I came across an interesting article, "The Rosary and Eucharistic Adoration," by Susan Benofy from May, 1999 in the Adoremus Bulletin. Adoremus - the Society for the Renewal of the Sacred Liturgy promotes authentic reform of the liturgy.
Benofy does a very good job of addressing concerns that the Rosary is not an appropriate devotion done before the Blessed Sacrament. Benofy shows how the Congregation for Divine Worship (CDW) and various popes have explained what the Rosary is and how that is thoroughly compatible with Eucharistic adoration, given the proper disposition of the faithful. This was, apparently, a bit of a reversal of position by the CDW from a 1968 statement which concluded that the Rosary was a prayer addressed to Mary and therefore not appropriate for Eucharistic adoration.
However, in a 1999 document, the CDW cites Paul VI's Marialis Cultus , which affirms the Rosary as Christ-centered:
As a Gospel prayer, centered on the mystery of the redemptive Incarnation, the Rosary is therefore a prayer with a clearly Christological orientation. Its most characteristic element, in fact, the litany-like succession of Hail Mary's, becomes in itself an unceasing praise of Christ, who is the ultimate object both of the angel's announcement and of the greeting of the mother of John the Baptist: "Blessed is the fruit of your womb" (Lk. 1:42). (section 46)
In his apostolic letter, Rosarium Virginis Mariae, John Paul II writes:
The Rosary, though clearly Marian in character, is at heart a Christocentric prayer.... With the Rosary, the Christian people sits at the school of Mary and is led to contemplate the beauty on the face of Christ and to experience the depths of his love. (section 1)
Brant Pitre discusses the Jewish roots of the Eucharist, and in doing so highlights the bread of the presence in the temple as a type of the Eucharist. The word for "presence" in that phrase can also be translated "face." Both John Paul II and Pitre show us that the Rosary and the Eucharist are complementary ways of encountering the face of Christ.
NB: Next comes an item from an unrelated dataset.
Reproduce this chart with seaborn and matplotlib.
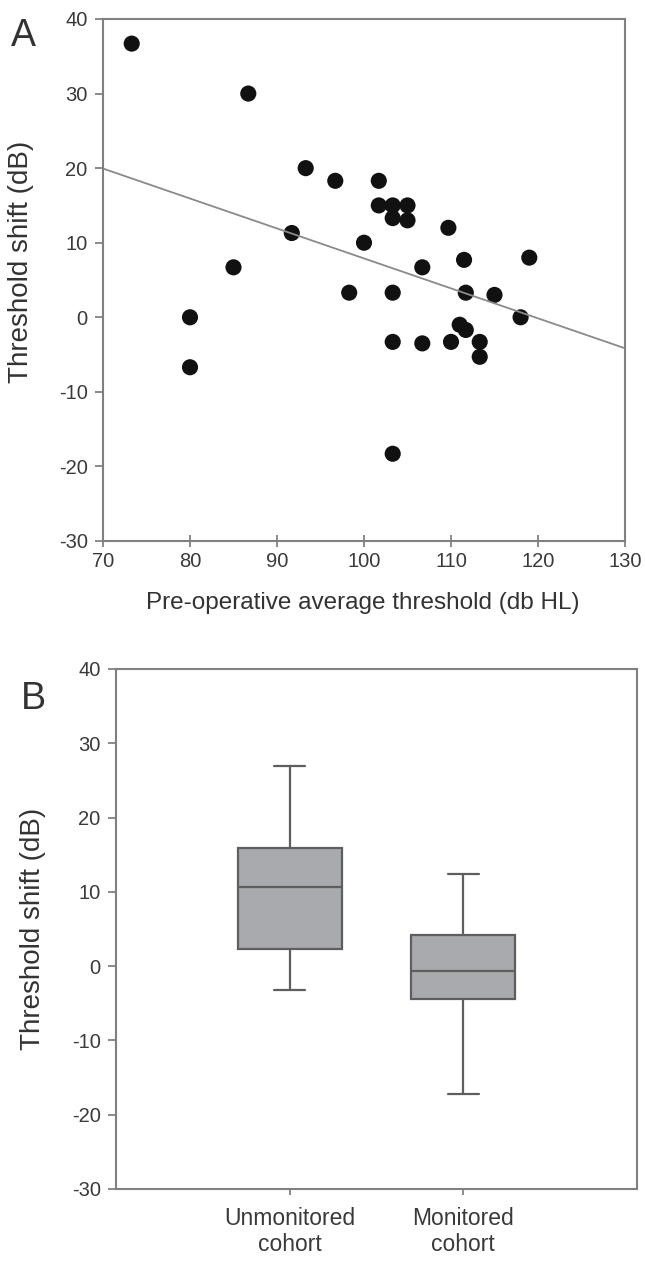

John Paul II goes into great depth connecting Mary and the Eucharist in his encyclical, Ecclesia de Eucharistia, where he speaks of "Mary, Woman of the Eucharist" (Chapter 6). Of course, his addition of the Luminous Mysteries includes the Institution of the Eucharist, which makes the Rosary even more obviously Eucharistic. However, even in the original mysteries, he sees profoundly Eucharistic connections:
In a certain sense Mary lived her Eucharistic faith even before the institution of the Eucharist, by the very fact that she offered her virginal womb for the Incarnation of God's Word. The Eucharist, while commemorating the passion and resurrection, is also in continuity with the incarnation. At the Annunciation Mary conceived the Son of God in the physical reality of his body and blood, thus anticipating within herself what to some degree happens sacramentally in every believer who receives, under the signs of bread and wine, the Lord's body and blood.
As a result, there is a profound analogy between the Fiat which Mary said in reply to the angel, and the Amen which every believer says when receiving the body of the Lord. Mary was asked to believe that the One whom she conceived “through the Holy Spirit” was “the Son of God” (Lk 1:30-35). In continuity with the Virgin's faith, in the Eucharistic mystery we are asked to believe that the same Jesus Christ, Son of God and Son of Mary, becomes present in his full humanity and divinity under the signs of bread and wine.
“Blessed is she who believed” (Lk 1:45). Mary also anticipated, in the mystery of the incarnation, the Church's Eucharistic faith. When, at the Visitation, she bore in her womb the Word made flesh, she became in some way a “tabernacle” – the first “tabernacle” in history – in which the Son of God, still invisible to our human gaze, allowed himself to be adored by Elizabeth, radiating his light as it were through the eyes and the voice of Mary. And is not the enraptured gaze of Mary as she contemplated the face of the newborn Christ and cradled him in her arms that unparalleled model of love which should inspire us every time we receive Eucharistic communion? (section 55)
Finally, there is a good address by Cardinal Archbishop Sean O'Malley of Boston on "Mary and the Eucharist." He gave this at a Eucharistic congress, and it is specifically on the the Sixth Chapter of Ecclesia de Eucharistia. Cardinal O'Malley is clearly comfortable combining the Rosary with Eucharistic adoration:
Allow me to share with you some of my personal meditations on the Joyful Mysteries of the rosary. These are the mysteries I like to use when I am praying the rosary during a holy hour before the Blessed Sacrament.
It is important that we think about what we are doing and saying when praying the Rosary in Eucharistic adoration. Such clarifications are important, given the principle of lex orandi, lex credendi (literally "the law of praying, the law of believing," meaning that how we pray forms what we believe). We can be thankful for the clarifications given by these people and others, which help us to draw closer to our Savior in the Blessed Sacrament.